## Data shown:
------------------------

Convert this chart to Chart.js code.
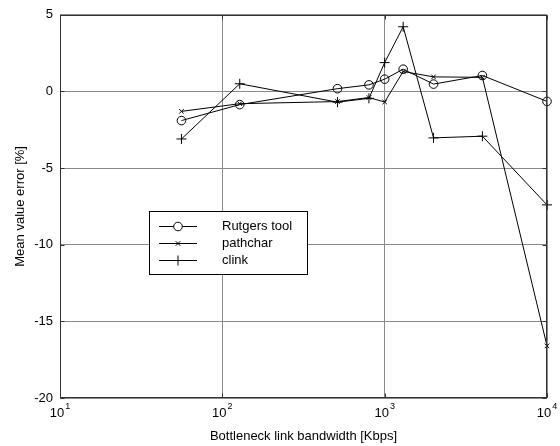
<!DOCTYPE html>
<html>
<head>
<meta charset="utf-8">
<script src="https://cdn.jsdelivr.net/npm/chart.js@4.4.1/dist/chart.umd.min.js"></script>
<style>
  body { margin: 0; background: #fff; }
  #wrap { width: 560px; height: 446px; }
</style>
</head>
<body>
<div id="wrap"><canvas id="errChart"></canvas></div>
<script>
// Mean value error vs bottleneck bandwidth

const bandwidth = [56, 128, 512, 800, 1000, 1300, 2000, 4000, 10000]
const rutgers = [-1.9, -0.86, 0.18, 0.43, 0.8, 1.45, 0.48, 1.04, -0.65]
const pathchar = [-1.3, -0.8, -0.66, -0.4, -0.69, 1.3, 0.95, 0.92, -16.6]
const clink = [-3.1, 0.5, -0.7, -0.45, 1.88, 4.22, -3.03, -2.92, -7.4]

const xTicks = [10, 100, 1000, 10000]
const yTicks = [5, 0, -5, -10, -15, -20]

const FONT = "'Liberation Sans', Arial, sans-serif"

function series(label, values, style, radius) {
  return {
    label: label,
    data: bandwidth.map((b, i) => ({ x: b, y: values[i] })),
    borderColor: '#000',
    borderWidth: 1,
    backgroundColor: 'rgba(0,0,0,0)',
    pointStyle: style,
    pointRadius: radius,
    pointBorderColor: '#000',
    pointBorderWidth: 1,
    tension: 0,
    clip: false,
  }
}

// frame, inward ticks and 10^n labels
const framePlugin = {
  id: 'frame',
  afterDraw(chart) {
    const ctx = chart.ctx
    const a = chart.chartArea
    const xs = chart.scales.x
    const ys = chart.scales.y
    ctx.save()
    ctx.strokeStyle = '#333'
    ctx.lineWidth = 1
    const l = Math.round(a.left) + 0.5, r = Math.round(a.right) - 0.5
    const t = Math.round(a.top) + 0.5, b = Math.round(a.bottom) - 0.5
    ctx.strokeRect(l, t, r - l, b - t)
    ctx.beginPath()
    yTicks.forEach(v => {
      const y = Math.round(ys.getPixelForValue(v)) + 0.5
      ctx.moveTo(l, y); ctx.lineTo(l + 4, y)
      ctx.moveTo(r, y); ctx.lineTo(r - 4, y)
    })
    xTicks.forEach(v => {
      const x = Math.round(xs.getPixelForValue(v)) + 0.5
      ctx.moveTo(x, b); ctx.lineTo(x, b - 4)
      ctx.moveTo(x, t); ctx.lineTo(x, t + 4)
    })
    ctx.stroke()

    ctx.fillStyle = '#000'
    ctx.textBaseline = 'alphabetic'
    xTicks.forEach(v => {
      const x = xs.getPixelForValue(v)
      const exp = String(Math.round(Math.log10(v)))
      ctx.font = '13px ' + FONT
      const wBase = ctx.measureText('10').width
      ctx.font = '9px ' + FONT
      const wExp = ctx.measureText(exp).width
      const x0 = x - (wBase + 1 + wExp) / 2
      ctx.font = '13px ' + FONT
      ctx.textAlign = 'left'
      ctx.fillText('10', x0, 417)
      ctx.font = '9px ' + FONT
      ctx.fillText(exp, x0 + wBase + 1, 409)
    })
    ctx.restore()
  },
}

// boxed legend inside the plot, line sample with marker
const boxLegend = {
  id: 'boxLegend',
  afterDatasetsDraw(chart) {
    const ctx = chart.ctx
    const bx = 149, by = 211, bw = 158, bh = 63
    ctx.save()
    ctx.fillStyle = '#fff'
    ctx.fillRect(bx, by, bw, bh)
    ctx.strokeStyle = '#000'
    ctx.lineWidth = 1
    ctx.strokeRect(bx + 0.5, by + 0.5, bw, bh)
    chart.data.datasets.forEach((ds, i) => {
      const y = by + 15 + i * 17 + 0.5
      ctx.strokeStyle = '#000'
      ctx.lineWidth = 1
      ctx.beginPath()
      ctx.moveTo(159, y)
      ctx.lineTo(197, y)
      ctx.stroke()
      Chart.helpers.drawPoint(ctx, {
        pointStyle: ds.pointStyle,
        radius: ds.pointRadius,
        borderWidth: 1,
        rotation: 0,
      }, 178, y)
      ctx.fillStyle = '#000'
      ctx.font = '13px ' + FONT
      ctx.textAlign = 'left'
      ctx.textBaseline = 'middle'
      ctx.fillText(ds.label, 222, y)
    })
    ctx.restore()
  },
}

const config = {
  type: 'line',
  data: {
    datasets: [
      series('Rutgers tool', rutgers, 'circle', 4.3),
      series('pathchar', pathchar, 'crossRot', 3.2),
      series('clink', clink, 'cross', 5),
    ],
  },
  options: {
    responsive: true,
    maintainAspectRatio: false,
    animation: false,
    layout: { padding: { top: 14, right: 13, left: 0, bottom: 0 } },
    plugins: {
      legend: { display: false },
      tooltip: { enabled: false },
    },
    scales: {
      x: {
        type: 'logarithmic',
        min: 10,
        max: 10000,
        afterBuildTicks: (s) => { s.ticks = xTicks.map(v => ({ value: v })) },
        afterFit: (s) => { s.height = 48 },
        ticks: { display: false },
        grid: { color: '#8a8a8a', lineWidth: 1, drawTicks: false },
        border: { display: false },
        title: {
          display: true,
          text: 'Bottleneck link bandwidth [Kbps]',
          color: '#000',
          font: { size: 13, family: FONT },
          padding: { top: 0, bottom: 2 },
        },
      },
      y: {
        min: -20,
        max: 5,
        afterBuildTicks: (s) => { s.ticks = yTicks.map(v => ({ value: v })) },
        afterFit: (s) => { s.width = 60 },
        ticks: {
          color: '#000',
          font: { size: 13, family: FONT },
          padding: 7,
        },
        grid: { color: '#8a8a8a', lineWidth: 1, drawTicks: false },
        border: { display: false },
        title: {
          display: true,
          text: 'Mean value error [%]',
          color: '#000',
          font: { size: 13, family: FONT },
          padding: { top: 13, bottom: 0 },
        },
      },
    },
  },
  plugins: [framePlugin, boxLegend],
}

const myChart = new Chart(document.getElementById('errChart'), config)
</script>
</body>
</html>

------------------------

## The task:
Quote the material exactly. Pictures stay out.

## Completed exercise:
Convert this chart to Chart.js code.
<!DOCTYPE html>
<html>
<head>
<meta charset="utf-8">
<script src="https://cdn.jsdelivr.net/npm/chart.js@4.4.1/dist/chart.umd.min.js"></script>
<style>
  body { margin: 0; background: #fff; }
  #wrap { width: 560px; height: 446px; }
</style>
</head>
<body>
<div id="wrap"><canvas id="errChart"></canvas></div>
<script>
// Mean value error vs bottleneck bandwidth

const bandwidth = [56, 128, 512, 800, 1000, 1300, 2000, 4000, 10000]
const rutgers = [-1.9, -0.86, 0.18, 0.43, 0.8, 1.45, 0.48, 1.04, -0.65]
const pathchar = [-1.3, -0.8, -0.66, -0.4, -0.69, 1.3, 0.95, 0.92, -16.6]
const clink = [-3.1, 0.5, -0.7, -0.45, 1.88, 4.22, -3.03, -2.92, -7.4]

const xTicks = [10, 100, 1000, 10000]
const yTicks = [5, 0, -5, -10, -15, -20]

const FONT = "'Liberation Sans', Arial, sans-serif"

function series(label, values, style, radius) {
  return {
    label: label,
    data: bandwidth.map((b, i) => ({ x: b, y: values[i] })),
    borderColor: '#000',
    borderWidth: 1,
    backgroundColor: 'rgba(0,0,0,0)',
    pointStyle: style,
    pointRadius: radius,
    pointBorderColor: '#000',
    pointBorderWidth: 1,
    tension: 0,
    clip: false,
  }
}

// frame, inward ticks and 10^n labels
const framePlugin = {
  id: 'frame',
  afterDraw(chart) {
    const ctx = chart.ctx
    const a = chart.chartArea
    const xs = chart.scales.x
    const ys = chart.scales.y
    ctx.save()
    ctx.strokeStyle = '#333'
    ctx.lineWidth = 1
    const l = Math.round(a.left) + 0.5, r = Math.round(a.right) - 0.5
    const t = Math.round(a.top) + 0.5, b = Math.round(a.bottom) - 0.5
    ctx.strokeRect(l, t, r - l, b - t)
    ctx.beginPath()
    yTicks.forEach(v => {
      const y = Math.round(ys.getPixelForValue(v)) + 0.5
      ctx.moveTo(l, y); ctx.lineTo(l + 4, y)
      ctx.moveTo(r, y); ctx.lineTo(r - 4, y)
    })
    xTicks.forEach(v => {
      const x = Math.round(xs.getPixelForValue(v)) + 0.5
      ctx.moveTo(x, b); ctx.lineTo(x, b - 4)
      ctx.moveTo(x, t); ctx.lineTo(x, t + 4)
    })
    ctx.stroke()

    ctx.fillStyle = '#000'
    ctx.textBaseline = 'alphabetic'
    xTicks.forEach(v => {
      const x = xs.getPixelForValue(v)
      const exp = String(Math.round(Math.log10(v)))
      ctx.font = '13px ' + FONT
      const wBase = ctx.measureText('10').width
      ctx.font = '9px ' + FONT
      const wExp = ctx.measureText(exp).width
      const x0 = x - (wBase + 1 + wExp) / 2
      ctx.font = '13px ' + FONT
      ctx.textAlign = 'left'
      ctx.fillText('10', x0, 417)
      ctx.font = '9px ' + FONT
      ctx.fillText(exp, x0 + wBase + 1, 409)
    })
    ctx.restore()
  },
}

// boxed legend inside the plot, line sample with marker
const boxLegend = {
  id: 'boxLegend',
  afterDatasetsDraw(chart) {
    const ctx = chart.ctx
    const bx = 149, by = 211, bw = 158, bh = 63
    ctx.save()
    ctx.fillStyle = '#fff'
    ctx.fillRect(bx, by, bw, bh)
    ctx.strokeStyle = '#000'
    ctx.lineWidth = 1
    ctx.strokeRect(bx + 0.5, by + 0.5, bw, bh)
    chart.data.datasets.forEach((ds, i) => {
      const y = by + 15 + i * 17 + 0.5
      ctx.strokeStyle = '#000'
      ctx.lineWidth = 1
      ctx.beginPath()
      ctx.moveTo(159, y)
      ctx.lineTo(197, y)
      ctx.stroke()
      Chart.helpers.drawPoint(ctx, {
        pointStyle: ds.pointStyle,
        radius: ds.pointRadius,
        borderWidth: 1,
        rotation: 0,
      }, 178, y)
      ctx.fillStyle = '#000'
      ctx.font = '13px ' + FONT
      ctx.textAlign = 'left'
      ctx.textBaseline = 'middle'
      ctx.fillText(ds.label, 222, y)
    })
    ctx.restore()
  },
}

const config = {
  type: 'line',
  data: {
    datasets: [
      series('Rutgers tool', rutgers, 'circle', 4.3),
      series('pathchar', pathchar, 'crossRot', 3.2),
      series('clink', clink, 'cross', 5),
    ],
  },
  options: {
    responsive: true,
    maintainAspectRatio: false,
    animation: false,
    layout: { padding: { top: 14, right: 13, left: 0, bottom: 0 } },
    plugins: {
      legend: { display: false },
      tooltip: { enabled: false },
    },
    scales: {
      x: {
        type: 'logarithmic',
        min: 10,
        max: 10000,
        afterBuildTicks: (s) => { s.ticks = xTicks.map(v => ({ value: v })) },
        afterFit: (s) => { s.height = 48 },
        ticks: { display: false },
        grid: { color: '#8a8a8a', lineWidth: 1, drawTicks: false },
        border: { display: false },
        title: {
          display: true,
          text: 'Bottleneck link bandwidth [Kbps]',
          color: '#000',
          font: { size: 13, family: FONT },
          padding: { top: 0, bottom: 2 },
        },
      },
      y: {
        min: -20,
        max: 5,
        afterBuildTicks: (s) => { s.ticks = yTicks.map(v => ({ value: v })) },
        afterFit: (s) => { s.width = 60 },
        ticks: {
          color: '#000',
          font: { size: 13, family: FONT },
          padding: 7,
        },
        grid: { color: '#8a8a8a', lineWidth: 1, drawTicks: false },
        border: { display: false },
        title: {
          display: true,
          text: 'Mean value error [%]',
          color: '#000',
          font: { size: 13, family: FONT },
          padding: { top: 13, bottom: 0 },
        },
      },
    },
  },
  plugins: [framePlugin, boxLegend],
}

const myChart = new Chart(document.getElementById('errChart'), config)
</script>
</body>
</html>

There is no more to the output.